In its latest earnings release, issued Thursday morning, Sallie Mae (NYSE: SLM) touted the expansion of its fee-based services, and the revenues those services brought in, in the headline of the release. Sallie Mae’s fee-based businesses generate non-interest income and primarily include fees earned on guarantor servicing, debt management operations and collection activities.
Sallie Mae said that its’ fee-based businesses generated more than $1 billion in 2006, a first for the company. In fact, fee-based business brought in $1.1 billion last year in “core earnings.”
Sallie Mae uses a fairly complicated and somewhat icky “core earnings” vs. GAAP reconciliation model explained in the release: Sallie Mae reports financial results on a GAAP basis and also presents certain "core earnings" performance measures on a basis that differs from GAAP. The company’s management, equity investors, credit rating agencies and debt capital providers use these "core earnings" measures to monitor the company’s business performance.

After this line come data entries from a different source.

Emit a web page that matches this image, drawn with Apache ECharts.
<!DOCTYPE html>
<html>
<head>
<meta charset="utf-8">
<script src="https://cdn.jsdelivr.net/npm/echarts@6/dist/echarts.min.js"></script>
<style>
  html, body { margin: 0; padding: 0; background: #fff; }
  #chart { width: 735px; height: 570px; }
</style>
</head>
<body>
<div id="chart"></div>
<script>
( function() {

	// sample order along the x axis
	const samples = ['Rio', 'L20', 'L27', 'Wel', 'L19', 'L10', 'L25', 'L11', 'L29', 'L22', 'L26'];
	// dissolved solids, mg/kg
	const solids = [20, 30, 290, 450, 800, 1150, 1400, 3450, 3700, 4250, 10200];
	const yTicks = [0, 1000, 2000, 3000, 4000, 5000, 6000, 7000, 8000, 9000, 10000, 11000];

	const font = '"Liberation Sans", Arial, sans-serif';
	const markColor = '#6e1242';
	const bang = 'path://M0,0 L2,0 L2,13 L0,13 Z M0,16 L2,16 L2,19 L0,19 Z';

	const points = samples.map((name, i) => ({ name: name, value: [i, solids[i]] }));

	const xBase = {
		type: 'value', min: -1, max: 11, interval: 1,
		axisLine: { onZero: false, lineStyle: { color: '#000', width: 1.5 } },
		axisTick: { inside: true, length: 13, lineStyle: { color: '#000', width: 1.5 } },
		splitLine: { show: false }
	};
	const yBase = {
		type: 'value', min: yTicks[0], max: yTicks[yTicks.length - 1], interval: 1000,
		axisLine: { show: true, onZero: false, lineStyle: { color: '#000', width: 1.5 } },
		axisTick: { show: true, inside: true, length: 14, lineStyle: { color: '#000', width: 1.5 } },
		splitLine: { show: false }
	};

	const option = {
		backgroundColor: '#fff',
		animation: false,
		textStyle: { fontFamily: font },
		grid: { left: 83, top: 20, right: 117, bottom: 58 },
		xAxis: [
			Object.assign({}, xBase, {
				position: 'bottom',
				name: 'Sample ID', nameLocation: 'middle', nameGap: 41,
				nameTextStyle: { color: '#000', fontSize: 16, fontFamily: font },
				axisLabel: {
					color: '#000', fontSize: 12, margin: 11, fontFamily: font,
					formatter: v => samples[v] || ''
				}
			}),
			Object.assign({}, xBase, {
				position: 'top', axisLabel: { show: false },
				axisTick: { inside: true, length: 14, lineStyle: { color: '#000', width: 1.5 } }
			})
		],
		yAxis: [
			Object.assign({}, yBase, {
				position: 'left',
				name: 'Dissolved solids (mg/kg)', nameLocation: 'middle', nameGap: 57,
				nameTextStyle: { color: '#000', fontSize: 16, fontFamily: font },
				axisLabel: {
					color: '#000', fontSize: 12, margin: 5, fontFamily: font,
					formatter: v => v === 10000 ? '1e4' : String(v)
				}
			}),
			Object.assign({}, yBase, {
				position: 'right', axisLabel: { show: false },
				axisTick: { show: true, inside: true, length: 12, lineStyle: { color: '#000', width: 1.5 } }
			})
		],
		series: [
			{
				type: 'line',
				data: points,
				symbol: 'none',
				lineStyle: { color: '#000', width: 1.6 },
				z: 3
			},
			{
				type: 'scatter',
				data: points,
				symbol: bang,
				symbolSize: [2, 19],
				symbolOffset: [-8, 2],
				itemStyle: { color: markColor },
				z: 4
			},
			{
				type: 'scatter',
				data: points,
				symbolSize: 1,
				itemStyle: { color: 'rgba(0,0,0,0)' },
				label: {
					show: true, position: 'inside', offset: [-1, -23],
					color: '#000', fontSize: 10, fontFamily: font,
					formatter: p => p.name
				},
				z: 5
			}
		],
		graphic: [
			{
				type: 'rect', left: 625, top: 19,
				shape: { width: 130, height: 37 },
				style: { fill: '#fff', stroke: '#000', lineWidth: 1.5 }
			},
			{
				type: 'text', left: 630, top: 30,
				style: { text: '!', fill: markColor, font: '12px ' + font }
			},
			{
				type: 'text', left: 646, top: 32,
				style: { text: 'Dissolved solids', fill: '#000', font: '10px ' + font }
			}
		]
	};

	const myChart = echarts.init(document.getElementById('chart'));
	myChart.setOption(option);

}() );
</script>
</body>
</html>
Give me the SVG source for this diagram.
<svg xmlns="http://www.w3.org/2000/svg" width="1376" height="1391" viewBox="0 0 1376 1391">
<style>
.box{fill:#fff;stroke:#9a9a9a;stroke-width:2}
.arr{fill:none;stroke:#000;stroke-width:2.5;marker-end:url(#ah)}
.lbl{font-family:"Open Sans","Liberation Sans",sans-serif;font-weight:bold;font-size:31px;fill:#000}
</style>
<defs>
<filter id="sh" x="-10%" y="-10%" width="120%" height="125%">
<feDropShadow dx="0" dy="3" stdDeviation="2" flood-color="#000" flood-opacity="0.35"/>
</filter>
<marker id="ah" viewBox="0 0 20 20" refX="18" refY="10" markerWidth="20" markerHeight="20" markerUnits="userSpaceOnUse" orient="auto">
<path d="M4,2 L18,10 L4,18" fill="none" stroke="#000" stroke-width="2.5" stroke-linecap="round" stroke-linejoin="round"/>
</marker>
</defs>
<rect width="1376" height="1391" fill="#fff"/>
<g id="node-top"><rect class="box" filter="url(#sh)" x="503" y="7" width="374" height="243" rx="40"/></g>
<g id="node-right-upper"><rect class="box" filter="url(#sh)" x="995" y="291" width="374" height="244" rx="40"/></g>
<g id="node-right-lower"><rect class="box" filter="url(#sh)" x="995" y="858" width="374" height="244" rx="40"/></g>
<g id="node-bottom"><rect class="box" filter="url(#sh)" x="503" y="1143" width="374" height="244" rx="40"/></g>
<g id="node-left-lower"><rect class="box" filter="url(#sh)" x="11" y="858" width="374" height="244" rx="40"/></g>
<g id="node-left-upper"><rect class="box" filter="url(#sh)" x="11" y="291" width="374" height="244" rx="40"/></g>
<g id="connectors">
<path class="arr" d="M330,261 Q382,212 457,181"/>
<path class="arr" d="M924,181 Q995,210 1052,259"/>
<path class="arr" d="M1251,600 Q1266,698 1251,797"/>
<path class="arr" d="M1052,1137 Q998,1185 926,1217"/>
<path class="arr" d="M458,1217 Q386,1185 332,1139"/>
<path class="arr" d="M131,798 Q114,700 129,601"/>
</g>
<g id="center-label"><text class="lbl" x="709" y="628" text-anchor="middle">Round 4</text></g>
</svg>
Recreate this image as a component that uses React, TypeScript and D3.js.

For the year, revenue from collections – on a “core earnings” basis – stood at $239.8 million, up from $166.8 million in 2005. This total puts Sallie Mae in rarified air when it comes to collection giants.
For the fourth quarter of 2006, Sallie Mae reported revenue of $57.88 million from collections. This was up from the total of Q4 2005, $48.3 million, but down slightly from the third quarter of 2006 which saw collection revenue of $57.91 million.